I don't know that we can engage in it, just with all the stuff we have going, but I'd love to know more about it. So he was willing to come here and we talked about that today.

Indy: On the abortion issue, you've talked about wanting to find ways of getting people on different sides of the debate to come together to at least make abortion more rare. Can you talk about what steps Focus might take to do that?

JD: I think, from our perspective, pro-life all the way. ... From our biblical perspective, life begins at conception, and I don't want to be perceived as backing down from that. The point I was trying to make is I know that there are fair-minded people on all sides of that issue. There are also very radical people on all sides of that issue.

I just wanted to suggest that, if those that are pro-choice, but want to see it rare ... I'm open to that dialogue. I'd like to talk to them about how they'd like to make it rare.

Indy: There's a perception that there's Colorado Springs, and then there's Focus up here, and that Focus is not involved or all that interested in community issues. Can you comment on that?

JD: Let me say it this way: I went to an economic development meeting the city invited us to. ... This woman said, "Let's talk about the elephant in the room; it's about religious intolerance in the city." So I just put my hand up and I said, "I guess some of that comment is probably directed at Focus on the Family, if not all of it." I said, "I think a strong city is a city that certainly can tolerate a variety of opinions." ...

I think, even though we disagree with the Gill Foundation, for example, I don't begrudge them having an office in Colorado Springs. That's their prerogative. It's great that they are here, and we can maybe have a dialogue about things. ... I think it's fair to say that I would be proud of a city that has a diverse opinion. It doesn't mean you have to kill the opinion of those who are more conservative.

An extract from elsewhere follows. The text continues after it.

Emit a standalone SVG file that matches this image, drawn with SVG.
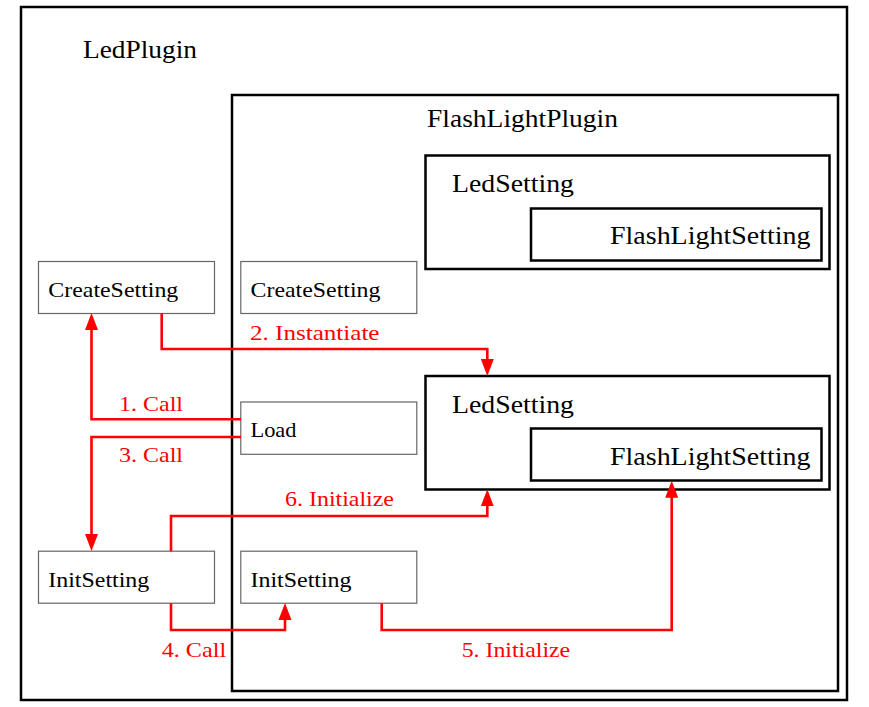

Indy: Has Focus weighed in at all on the health care debate?

JD: Not in any huge way. We did weigh in on this issue of taxpayer-funded abortion. And we did a broadcast on that issue. Because I think fundamentally, both sides of that debate that are rational would see that as not a good move. I don't think it would be appropriate for the government to take money from people who really believe it's murder, and use that money to commit that murder. ...

But I think the health care issue, across the board ... I know people personally that have been devastated financially by catastrophic health problems, and they are in trouble. I don't have an answer for it — I'm always leery of the government being the answer. It's that old adage, "I'm here from the government and I'm here to help you." But I don't know that there's a good alternative at this point. I think we need the debate, we need the discussion, and hopefully we'll land with a very rational, sane approach.

Indy: A lot of people have spoken out and said they've been hurt by Focus' teachings that said homosexuality is wrong, and their relationships with their parents or others have broken down because of this. I'm wondering personally, if a loved one came to you and said "I'm gay," how would you deal with that?

JD: I think there always needs to be acceptance at a human level. Sin is sin, and we all fail. I think the way that you'd want to deal with that is to work with that family member to help them understand, especially if they're a Christian, that biblical orientation.

The thing about it is — and I've got a very specific friend in mind who struggles with same-sex attraction — but in her Christian orientation she feels she needs to bridle that even though that desire is there. ... There's no clear-cut answer to it, other than what's clear-cut from the Christian perspective is what's true in Scripture.

It's just like me, as a heterosexual male, I bridle that appetite for my sexuality, and I aim it toward my relationship with my wife. ... I think we are fighting a culture that wants to say, "Boy, if you've got that desire, just let it rip." It's not good. It's not a healthy way for human beings to interact, in our opinion, based in Scripture and our understanding of humanity. I think it will be chaos if we have open love. Others will disagree, maybe.